Elle se produit en concert dans un vaste répertoire allant de la Renaissance à l’époque moderne, avec des ensembles comme l’Orchestre symphonique de Munich, l’Orchestre symphonique de Porto ou le Budapest Festival Orchestra.
Anna-Lena Elbert nourrit une passion particulière pour la musique de chambre et le lied, qu’elle exprime aussi bien par une programmation individuelle que par un échange intensif avec divers partenaires musicaux. Lauréate des concours de lied Richard Strauss et Helmut Deutsch, elle donne régulièrement des récitals, notamment à la Schubertíada en Espagne ou à la Beethovenhaus de Bonn.

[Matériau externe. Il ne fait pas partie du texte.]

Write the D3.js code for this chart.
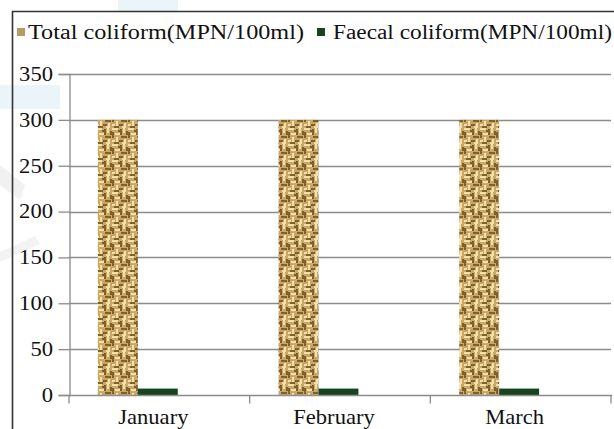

En 2020, elle a fait ses débuts à l’Opéra d’État de Bavière dans le rôle principal d’un opéra pour enfants (première mondiale), et en 2022, au Festival de Salzbourg.

Thomas C. Boysen, luth

Originaire de Norvège où il a grandi dans une famille de musiciens, Thomas C. Boysen a terminé des études de luth à l’École supérieure de musique d’Oslo en 1995 et s’est ensuite perfectionné auprès du réputé professeur Rolf Lislevand à l’Institut de musique ancienne de Trossingen.

Depuis lors, il est considéré comme l’un des grands luthistes d’Europe et se produit en tant que soliste, chambriste et continuiste avec des musiciens et des ensembles influents de la scène de la musique ancienne, notamment Emma Kirkby, Rolf Lislevand, Paolo Pandolfo, Gottfried von der Goltz, Philippe Herreweghe, René Jacobs, Ivor Bolton, Masaki Suzuki, Emmanuelle Haïm, le Balthasar-Neumann-Ensemble, Le Concert d’Astrée, Le Poème Harmonique, Collegium Vocale Gent, Akademie für Alte Musik Berlin et le Freiburger Barockorchester.

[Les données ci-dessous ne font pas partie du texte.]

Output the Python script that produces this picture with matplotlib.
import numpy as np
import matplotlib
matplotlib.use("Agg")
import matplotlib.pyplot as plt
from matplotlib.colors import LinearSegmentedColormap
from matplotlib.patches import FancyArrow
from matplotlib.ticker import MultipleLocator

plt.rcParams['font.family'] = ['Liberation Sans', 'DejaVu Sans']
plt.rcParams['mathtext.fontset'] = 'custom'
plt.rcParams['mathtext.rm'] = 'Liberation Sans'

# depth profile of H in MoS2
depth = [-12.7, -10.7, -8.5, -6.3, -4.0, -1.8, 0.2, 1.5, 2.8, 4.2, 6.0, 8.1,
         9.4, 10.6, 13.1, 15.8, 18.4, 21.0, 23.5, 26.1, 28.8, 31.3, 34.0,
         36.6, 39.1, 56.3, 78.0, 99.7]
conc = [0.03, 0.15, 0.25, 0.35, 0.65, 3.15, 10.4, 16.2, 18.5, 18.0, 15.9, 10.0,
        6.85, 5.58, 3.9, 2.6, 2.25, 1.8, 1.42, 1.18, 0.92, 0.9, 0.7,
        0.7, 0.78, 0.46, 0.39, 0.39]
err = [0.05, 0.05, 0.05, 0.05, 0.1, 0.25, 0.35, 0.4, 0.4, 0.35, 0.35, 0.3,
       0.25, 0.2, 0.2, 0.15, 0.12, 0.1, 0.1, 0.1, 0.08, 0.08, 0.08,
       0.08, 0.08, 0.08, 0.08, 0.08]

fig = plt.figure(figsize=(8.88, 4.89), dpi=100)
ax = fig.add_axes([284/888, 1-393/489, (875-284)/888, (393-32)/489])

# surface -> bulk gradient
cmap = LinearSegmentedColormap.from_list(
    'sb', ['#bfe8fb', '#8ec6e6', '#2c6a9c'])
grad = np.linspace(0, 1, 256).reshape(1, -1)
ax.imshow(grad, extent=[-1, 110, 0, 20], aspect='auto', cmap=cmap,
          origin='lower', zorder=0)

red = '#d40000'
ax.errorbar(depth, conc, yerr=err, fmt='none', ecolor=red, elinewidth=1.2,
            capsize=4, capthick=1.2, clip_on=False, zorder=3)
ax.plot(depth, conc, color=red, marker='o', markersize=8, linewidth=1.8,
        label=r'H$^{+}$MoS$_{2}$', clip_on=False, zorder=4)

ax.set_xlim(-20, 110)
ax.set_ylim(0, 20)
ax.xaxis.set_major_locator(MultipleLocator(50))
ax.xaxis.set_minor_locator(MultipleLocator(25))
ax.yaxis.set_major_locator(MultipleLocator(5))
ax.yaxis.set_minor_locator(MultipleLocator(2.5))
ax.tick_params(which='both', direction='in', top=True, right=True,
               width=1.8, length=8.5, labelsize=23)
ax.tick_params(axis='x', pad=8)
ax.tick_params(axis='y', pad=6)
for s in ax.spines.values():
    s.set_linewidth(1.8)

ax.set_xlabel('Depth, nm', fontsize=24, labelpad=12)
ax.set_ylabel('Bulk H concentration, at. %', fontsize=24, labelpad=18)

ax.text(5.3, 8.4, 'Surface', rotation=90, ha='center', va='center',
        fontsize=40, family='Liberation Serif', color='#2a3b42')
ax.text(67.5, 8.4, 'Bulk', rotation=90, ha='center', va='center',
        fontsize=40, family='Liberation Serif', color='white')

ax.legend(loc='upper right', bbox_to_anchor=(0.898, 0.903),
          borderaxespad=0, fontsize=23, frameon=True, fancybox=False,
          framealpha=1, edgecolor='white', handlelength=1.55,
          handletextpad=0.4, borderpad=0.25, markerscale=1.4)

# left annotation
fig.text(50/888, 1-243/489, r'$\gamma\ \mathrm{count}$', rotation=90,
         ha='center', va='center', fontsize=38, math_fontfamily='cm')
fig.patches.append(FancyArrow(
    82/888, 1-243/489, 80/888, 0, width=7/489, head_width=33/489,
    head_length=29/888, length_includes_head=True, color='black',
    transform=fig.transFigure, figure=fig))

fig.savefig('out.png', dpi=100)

Thomas C. Boysen se produit partout dans le monde et a participé à plus de 60 enregistrements de CD pour des labels comme Glossa, CPO, Aparté, Erato, Pan Classic, Naxos, Alpha, Raumklang, Naive, Harmonia Mundi et Sony.

Parallèlement à son activité de musicien, il enseigne le luth et la basse continue aux conservatoires supérieurs de musique de Munich et de Fribourg et donne de nombreux cours d’été, master classes et ateliers, notamment en Allemagne, Roumanie, Norvège, Mexique, Autriche, Suisse et États-Unis.